Each line below should be reproduced without any alteration.
::: DATA EXTRACT
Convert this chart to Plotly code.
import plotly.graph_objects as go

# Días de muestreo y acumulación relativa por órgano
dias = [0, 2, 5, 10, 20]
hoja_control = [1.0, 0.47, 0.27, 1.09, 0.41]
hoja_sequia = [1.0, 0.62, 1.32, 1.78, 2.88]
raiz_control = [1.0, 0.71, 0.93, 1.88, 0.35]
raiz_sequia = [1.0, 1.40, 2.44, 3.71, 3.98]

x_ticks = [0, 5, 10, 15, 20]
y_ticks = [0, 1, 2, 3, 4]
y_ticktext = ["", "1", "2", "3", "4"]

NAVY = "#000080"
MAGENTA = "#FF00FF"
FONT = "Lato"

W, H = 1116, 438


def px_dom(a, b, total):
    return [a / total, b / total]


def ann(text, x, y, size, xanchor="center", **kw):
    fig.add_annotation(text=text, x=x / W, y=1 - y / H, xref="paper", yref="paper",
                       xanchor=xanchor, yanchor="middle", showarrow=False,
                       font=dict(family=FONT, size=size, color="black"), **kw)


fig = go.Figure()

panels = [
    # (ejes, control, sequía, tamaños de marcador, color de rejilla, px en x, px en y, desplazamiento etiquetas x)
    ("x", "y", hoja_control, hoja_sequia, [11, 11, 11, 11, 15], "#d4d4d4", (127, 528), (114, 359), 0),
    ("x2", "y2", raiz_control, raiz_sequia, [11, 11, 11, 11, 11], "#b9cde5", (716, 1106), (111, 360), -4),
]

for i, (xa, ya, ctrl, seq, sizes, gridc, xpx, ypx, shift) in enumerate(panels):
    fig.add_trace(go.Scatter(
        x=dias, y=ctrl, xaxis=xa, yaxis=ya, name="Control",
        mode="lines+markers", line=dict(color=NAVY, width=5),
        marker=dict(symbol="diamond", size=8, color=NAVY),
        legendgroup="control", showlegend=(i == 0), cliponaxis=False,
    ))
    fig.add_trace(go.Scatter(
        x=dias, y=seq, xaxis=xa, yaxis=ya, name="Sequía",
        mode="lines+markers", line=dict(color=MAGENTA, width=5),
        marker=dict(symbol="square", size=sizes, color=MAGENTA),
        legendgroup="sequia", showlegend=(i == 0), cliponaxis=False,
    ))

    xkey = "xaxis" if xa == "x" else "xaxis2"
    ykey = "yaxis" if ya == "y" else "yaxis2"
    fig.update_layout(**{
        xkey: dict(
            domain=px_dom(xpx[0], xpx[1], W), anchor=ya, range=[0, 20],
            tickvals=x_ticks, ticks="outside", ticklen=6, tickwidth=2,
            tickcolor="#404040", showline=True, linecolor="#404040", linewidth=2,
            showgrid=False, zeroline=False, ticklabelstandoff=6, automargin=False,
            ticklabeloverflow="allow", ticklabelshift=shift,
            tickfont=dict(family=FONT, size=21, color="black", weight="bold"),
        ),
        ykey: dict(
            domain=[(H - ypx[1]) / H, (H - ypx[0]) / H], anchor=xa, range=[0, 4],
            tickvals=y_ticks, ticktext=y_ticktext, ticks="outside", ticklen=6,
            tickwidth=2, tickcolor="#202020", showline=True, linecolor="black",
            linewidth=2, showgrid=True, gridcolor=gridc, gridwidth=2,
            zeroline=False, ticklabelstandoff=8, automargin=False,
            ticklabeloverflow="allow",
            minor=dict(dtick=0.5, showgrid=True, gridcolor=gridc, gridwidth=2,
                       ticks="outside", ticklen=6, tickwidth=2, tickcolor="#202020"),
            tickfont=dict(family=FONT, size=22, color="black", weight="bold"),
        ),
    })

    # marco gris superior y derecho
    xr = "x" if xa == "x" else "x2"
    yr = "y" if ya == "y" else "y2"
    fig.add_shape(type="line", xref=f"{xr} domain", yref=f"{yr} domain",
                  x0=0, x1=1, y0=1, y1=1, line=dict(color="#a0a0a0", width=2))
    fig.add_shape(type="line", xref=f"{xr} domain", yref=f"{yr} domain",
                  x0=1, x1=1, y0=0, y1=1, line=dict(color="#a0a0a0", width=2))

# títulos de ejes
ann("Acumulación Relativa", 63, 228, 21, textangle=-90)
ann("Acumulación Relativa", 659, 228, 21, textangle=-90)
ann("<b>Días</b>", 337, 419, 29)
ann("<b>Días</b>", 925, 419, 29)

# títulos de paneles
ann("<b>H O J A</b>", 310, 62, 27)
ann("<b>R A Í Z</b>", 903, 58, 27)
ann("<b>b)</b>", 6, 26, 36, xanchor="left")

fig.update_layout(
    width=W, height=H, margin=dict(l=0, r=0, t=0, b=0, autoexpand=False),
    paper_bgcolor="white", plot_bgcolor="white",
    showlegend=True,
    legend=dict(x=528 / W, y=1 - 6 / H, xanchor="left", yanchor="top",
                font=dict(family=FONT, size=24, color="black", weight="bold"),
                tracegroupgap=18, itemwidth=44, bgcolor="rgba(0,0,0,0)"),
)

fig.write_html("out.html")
::::::
*TASK RESULT*:
Convert this chart to Plotly code.
import plotly.graph_objects as go

# Días de muestreo y acumulación relativa por órgano
dias = [0, 2, 5, 10, 20]
hoja_control = [1.0, 0.47, 0.27, 1.09, 0.41]
hoja_sequia = [1.0, 0.62, 1.32, 1.78, 2.88]
raiz_control = [1.0, 0.71, 0.93, 1.88, 0.35]
raiz_sequia = [1.0, 1.40, 2.44, 3.71, 3.98]

x_ticks = [0, 5, 10, 15, 20]
y_ticks = [0, 1, 2, 3, 4]
y_ticktext = ["", "1", "2", "3", "4"]

NAVY = "#000080"
MAGENTA = "#FF00FF"
FONT = "Lato"

W, H = 1116, 438


def px_dom(a, b, total):
    return [a / total, b / total]


def ann(text, x, y, size, xanchor="center", **kw):
    fig.add_annotation(text=text, x=x / W, y=1 - y / H, xref="paper", yref="paper",
                       xanchor=xanchor, yanchor="middle", showarrow=False,
                       font=dict(family=FONT, size=size, color="black"), **kw)


fig = go.Figure()

panels = [
    # (ejes, control, sequía, tamaños de marcador, color de rejilla, px en x, px en y, desplazamiento etiquetas x)
    ("x", "y", hoja_control, hoja_sequia, [11, 11, 11, 11, 15], "#d4d4d4", (127, 528), (114, 359), 0),
    ("x2", "y2", raiz_control, raiz_sequia, [11, 11, 11, 11, 11], "#b9cde5", (716, 1106), (111, 360), -4),
]

for i, (xa, ya, ctrl, seq, sizes, gridc, xpx, ypx, shift) in enumerate(panels):
    fig.add_trace(go.Scatter(
        x=dias, y=ctrl, xaxis=xa, yaxis=ya, name="Control",
        mode="lines+markers", line=dict(color=NAVY, width=5),
        marker=dict(symbol="diamond", size=8, color=NAVY),
        legendgroup="control", showlegend=(i == 0), cliponaxis=False,
    ))
    fig.add_trace(go.Scatter(
        x=dias, y=seq, xaxis=xa, yaxis=ya, name="Sequía",
        mode="lines+markers", line=dict(color=MAGENTA, width=5),
        marker=dict(symbol="square", size=sizes, color=MAGENTA),
        legendgroup="sequia", showlegend=(i == 0), cliponaxis=False,
    ))

    xkey = "xaxis" if xa == "x" else "xaxis2"
    ykey = "yaxis" if ya == "y" else "yaxis2"
    fig.update_layout(**{
        xkey: dict(
            domain=px_dom(xpx[0], xpx[1], W), anchor=ya, range=[0, 20],
            tickvals=x_ticks, ticks="outside", ticklen=6, tickwidth=2,
            tickcolor="#404040", showline=True, linecolor="#404040", linewidth=2,
            showgrid=False, zeroline=False, ticklabelstandoff=6, automargin=False,
            ticklabeloverflow="allow", ticklabelshift=shift,
            tickfont=dict(family=FONT, size=21, color="black", weight="bold"),
        ),
        ykey: dict(
            domain=[(H - ypx[1]) / H, (H - ypx[0]) / H], anchor=xa, range=[0, 4],
            tickvals=y_ticks, ticktext=y_ticktext, ticks="outside", ticklen=6,
            tickwidth=2, tickcolor="#202020", showline=True, linecolor="black",
            linewidth=2, showgrid=True, gridcolor=gridc, gridwidth=2,
            zeroline=False, ticklabelstandoff=8, automargin=False,
            ticklabeloverflow="allow",
            minor=dict(dtick=0.5, showgrid=True, gridcolor=gridc, gridwidth=2,
                       ticks="outside", ticklen=6, tickwidth=2, tickcolor="#202020"),
            tickfont=dict(family=FONT, size=22, color="black", weight="bold"),
        ),
    })

    # marco gris superior y derecho
    xr = "x" if xa == "x" else "x2"
    yr = "y" if ya == "y" else "y2"
    fig.add_shape(type="line", xref=f"{xr} domain", yref=f"{yr} domain",
                  x0=0, x1=1, y0=1, y1=1, line=dict(color="#a0a0a0", width=2))
    fig.add_shape(type="line", xref=f"{xr} domain", yref=f"{yr} domain",
                  x0=1, x1=1, y0=0, y1=1, line=dict(color="#a0a0a0", width=2))

# títulos de ejes
ann("Acumulación Relativa", 63, 228, 21, textangle=-90)
ann("Acumulación Relativa", 659, 228, 21, textangle=-90)
ann("<b>Días</b>", 337, 419, 29)
ann("<b>Días</b>", 925, 419, 29)

# títulos de paneles
ann("<b>H O J A</b>", 310, 62, 27)
ann("<b>R A Í Z</b>", 903, 58, 27)
ann("<b>b)</b>", 6, 26, 36, xanchor="left")

fig.update_layout(
    width=W, height=H, margin=dict(l=0, r=0, t=0, b=0, autoexpand=False),
    paper_bgcolor="white", plot_bgcolor="white",
    showlegend=True,
    legend=dict(x=528 / W, y=1 - 6 / H, xanchor="left", yanchor="top",
                font=dict(family=FONT, size=24, color="black", weight="bold"),
                tracegroupgap=18, itemwidth=44, bgcolor="rgba(0,0,0,0)"),
)

fig.write_html("out.html")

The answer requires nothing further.